:: Task brief ::
Starting with the first line of the data below, copy each line up to and including the one containing "4), (4, 6), (5, 3)]". Pictures stay out.
****************************************
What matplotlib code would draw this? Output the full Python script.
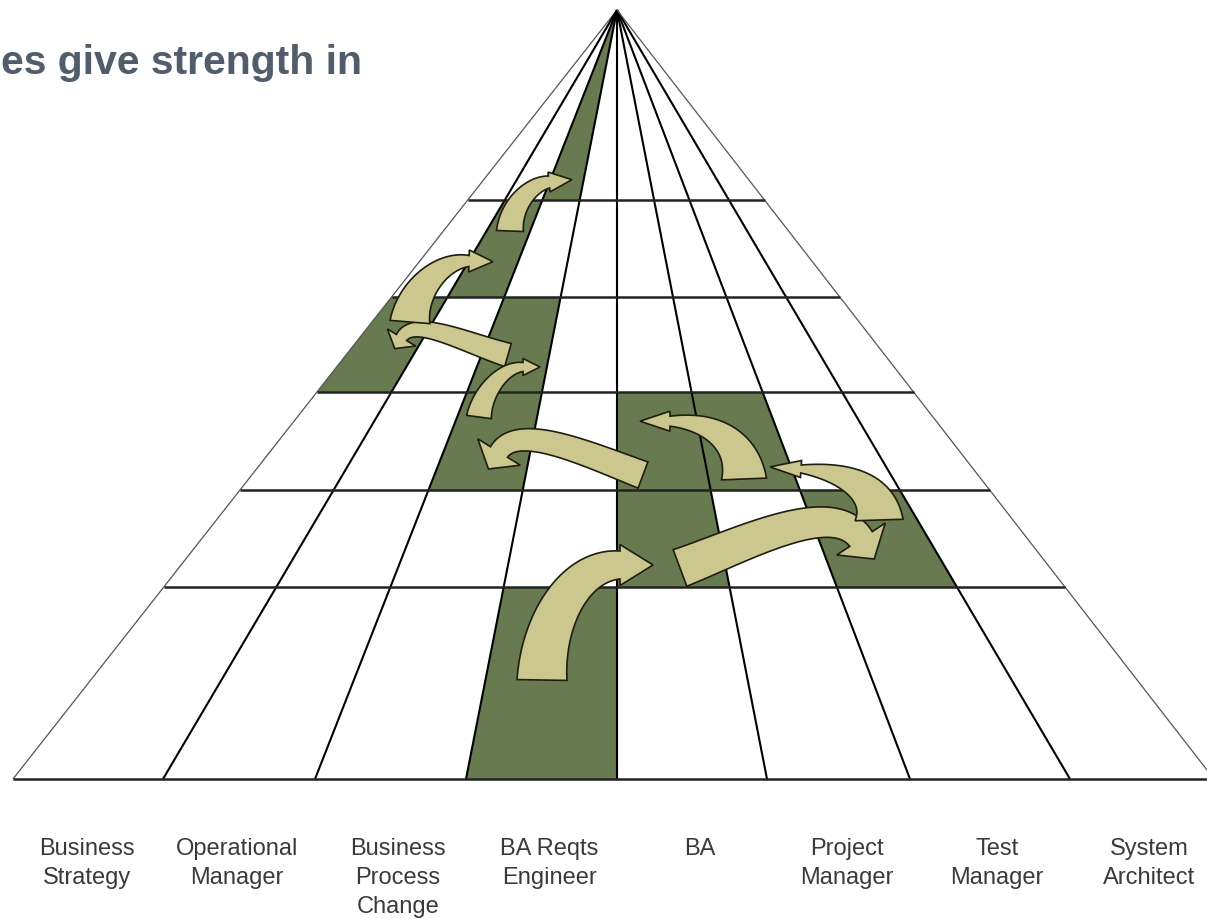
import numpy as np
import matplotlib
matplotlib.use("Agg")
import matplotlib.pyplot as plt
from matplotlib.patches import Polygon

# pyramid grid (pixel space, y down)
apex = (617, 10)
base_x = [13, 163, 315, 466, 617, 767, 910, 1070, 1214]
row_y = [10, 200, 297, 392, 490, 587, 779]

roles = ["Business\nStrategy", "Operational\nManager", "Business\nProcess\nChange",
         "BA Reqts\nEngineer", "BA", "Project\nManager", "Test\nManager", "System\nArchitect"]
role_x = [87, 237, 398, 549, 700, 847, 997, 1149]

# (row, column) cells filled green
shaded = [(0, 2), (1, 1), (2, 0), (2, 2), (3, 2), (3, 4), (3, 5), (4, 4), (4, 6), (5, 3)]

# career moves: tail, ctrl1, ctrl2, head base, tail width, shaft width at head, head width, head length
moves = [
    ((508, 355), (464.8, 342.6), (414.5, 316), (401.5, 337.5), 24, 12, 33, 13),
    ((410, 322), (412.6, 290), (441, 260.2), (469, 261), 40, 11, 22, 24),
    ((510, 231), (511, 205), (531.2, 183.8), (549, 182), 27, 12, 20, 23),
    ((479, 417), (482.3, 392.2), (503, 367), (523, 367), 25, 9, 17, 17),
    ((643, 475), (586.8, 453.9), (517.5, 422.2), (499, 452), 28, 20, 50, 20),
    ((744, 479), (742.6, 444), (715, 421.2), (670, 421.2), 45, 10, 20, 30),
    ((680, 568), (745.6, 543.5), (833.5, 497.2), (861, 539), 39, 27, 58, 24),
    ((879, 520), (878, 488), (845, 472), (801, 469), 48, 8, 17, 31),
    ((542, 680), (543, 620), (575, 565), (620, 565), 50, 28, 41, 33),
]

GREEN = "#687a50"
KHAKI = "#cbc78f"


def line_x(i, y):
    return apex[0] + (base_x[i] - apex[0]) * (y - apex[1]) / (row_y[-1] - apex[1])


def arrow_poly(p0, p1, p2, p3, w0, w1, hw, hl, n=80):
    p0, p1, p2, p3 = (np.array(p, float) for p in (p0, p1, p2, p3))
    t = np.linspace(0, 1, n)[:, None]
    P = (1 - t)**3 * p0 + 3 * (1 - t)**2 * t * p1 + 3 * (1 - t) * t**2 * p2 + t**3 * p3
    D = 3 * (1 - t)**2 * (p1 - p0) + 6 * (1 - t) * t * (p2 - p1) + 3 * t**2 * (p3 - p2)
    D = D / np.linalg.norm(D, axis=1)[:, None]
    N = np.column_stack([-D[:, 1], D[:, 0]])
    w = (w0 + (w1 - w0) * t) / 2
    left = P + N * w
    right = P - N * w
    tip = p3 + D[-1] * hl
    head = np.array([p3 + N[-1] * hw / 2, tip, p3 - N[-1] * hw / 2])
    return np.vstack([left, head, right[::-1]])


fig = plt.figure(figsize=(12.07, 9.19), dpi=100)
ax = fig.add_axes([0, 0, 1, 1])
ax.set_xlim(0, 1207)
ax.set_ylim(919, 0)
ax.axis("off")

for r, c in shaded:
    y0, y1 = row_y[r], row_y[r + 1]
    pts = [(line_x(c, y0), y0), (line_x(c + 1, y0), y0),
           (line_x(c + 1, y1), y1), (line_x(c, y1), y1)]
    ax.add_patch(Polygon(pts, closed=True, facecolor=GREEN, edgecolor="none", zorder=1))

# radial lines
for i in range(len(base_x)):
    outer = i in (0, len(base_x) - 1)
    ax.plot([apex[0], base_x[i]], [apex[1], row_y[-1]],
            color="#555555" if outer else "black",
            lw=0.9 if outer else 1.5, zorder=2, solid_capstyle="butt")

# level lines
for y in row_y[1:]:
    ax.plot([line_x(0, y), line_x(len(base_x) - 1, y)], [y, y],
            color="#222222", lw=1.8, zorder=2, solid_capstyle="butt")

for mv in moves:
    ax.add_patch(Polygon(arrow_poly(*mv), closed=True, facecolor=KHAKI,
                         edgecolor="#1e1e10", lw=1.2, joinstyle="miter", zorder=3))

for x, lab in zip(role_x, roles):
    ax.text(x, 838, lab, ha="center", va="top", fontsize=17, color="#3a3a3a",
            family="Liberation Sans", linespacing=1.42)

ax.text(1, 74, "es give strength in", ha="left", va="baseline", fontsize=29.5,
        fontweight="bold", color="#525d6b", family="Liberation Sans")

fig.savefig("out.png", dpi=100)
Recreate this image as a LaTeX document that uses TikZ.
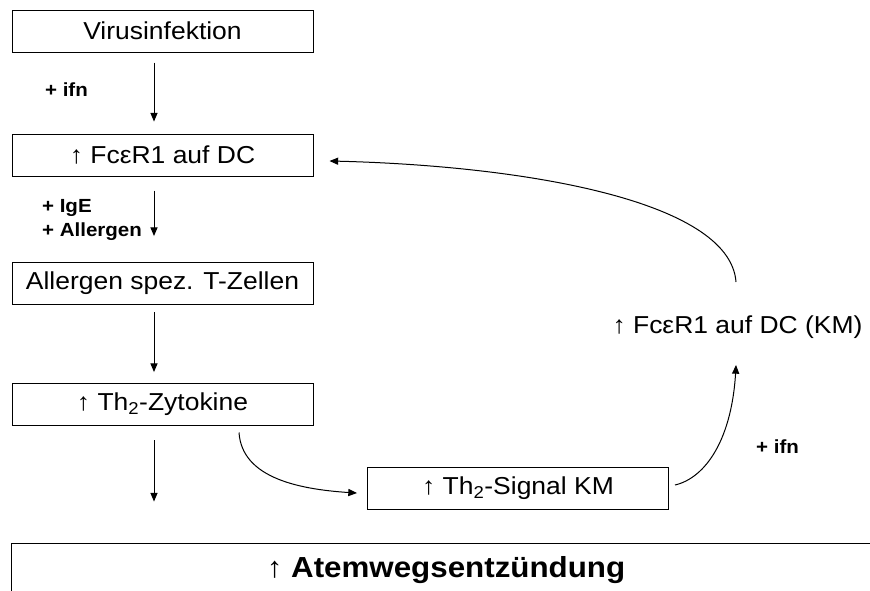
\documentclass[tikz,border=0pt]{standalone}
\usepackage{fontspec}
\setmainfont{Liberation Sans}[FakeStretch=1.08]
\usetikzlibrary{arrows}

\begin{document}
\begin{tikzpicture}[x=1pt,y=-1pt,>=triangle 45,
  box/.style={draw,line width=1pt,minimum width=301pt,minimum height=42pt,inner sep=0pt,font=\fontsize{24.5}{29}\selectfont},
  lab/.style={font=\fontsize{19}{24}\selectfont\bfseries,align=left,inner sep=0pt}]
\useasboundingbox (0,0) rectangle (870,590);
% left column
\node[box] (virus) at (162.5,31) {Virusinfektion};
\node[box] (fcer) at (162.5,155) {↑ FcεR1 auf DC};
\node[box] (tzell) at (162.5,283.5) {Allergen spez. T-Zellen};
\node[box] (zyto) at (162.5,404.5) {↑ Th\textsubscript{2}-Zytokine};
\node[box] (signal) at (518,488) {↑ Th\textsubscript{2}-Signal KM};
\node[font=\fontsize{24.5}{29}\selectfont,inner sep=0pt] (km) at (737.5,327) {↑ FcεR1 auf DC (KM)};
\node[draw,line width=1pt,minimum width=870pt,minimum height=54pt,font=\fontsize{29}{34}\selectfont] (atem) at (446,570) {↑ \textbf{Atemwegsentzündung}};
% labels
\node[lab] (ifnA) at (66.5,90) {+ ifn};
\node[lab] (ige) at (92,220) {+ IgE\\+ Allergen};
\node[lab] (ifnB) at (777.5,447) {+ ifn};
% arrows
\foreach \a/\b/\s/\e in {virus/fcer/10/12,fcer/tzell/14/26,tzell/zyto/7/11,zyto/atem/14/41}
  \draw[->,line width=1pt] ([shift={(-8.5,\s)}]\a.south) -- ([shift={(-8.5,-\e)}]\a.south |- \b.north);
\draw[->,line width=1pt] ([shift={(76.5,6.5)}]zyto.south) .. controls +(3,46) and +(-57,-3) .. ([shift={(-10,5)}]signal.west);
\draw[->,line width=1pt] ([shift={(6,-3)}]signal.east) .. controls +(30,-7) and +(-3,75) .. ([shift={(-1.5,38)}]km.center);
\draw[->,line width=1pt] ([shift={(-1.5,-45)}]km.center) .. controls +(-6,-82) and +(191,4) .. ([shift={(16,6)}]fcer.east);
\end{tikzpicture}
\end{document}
****************************************
:: Task result ::
What matplotlib code would draw this? Output the full Python script.
import numpy as np
import matplotlib
matplotlib.use("Agg")
import matplotlib.pyplot as plt
from matplotlib.patches import Polygon

# pyramid grid (pixel space, y down)
apex = (617, 10)
base_x = [13, 163, 315, 466, 617, 767, 910, 1070, 1214]
row_y = [10, 200, 297, 392, 490, 587, 779]

roles = ["Business\nStrategy", "Operational\nManager", "Business\nProcess\nChange",
         "BA Reqts\nEngineer", "BA", "Project\nManager", "Test\nManager", "System\nArchitect"]
role_x = [87, 237, 398, 549, 700, 847, 997, 1149]

# (row, column) cells filled green
shaded = [(0, 2), (1, 1), (2, 0), (2, 2), (3, 2), (3, 4), (3, 5), (4, 4), (4, 6), (5, 3)]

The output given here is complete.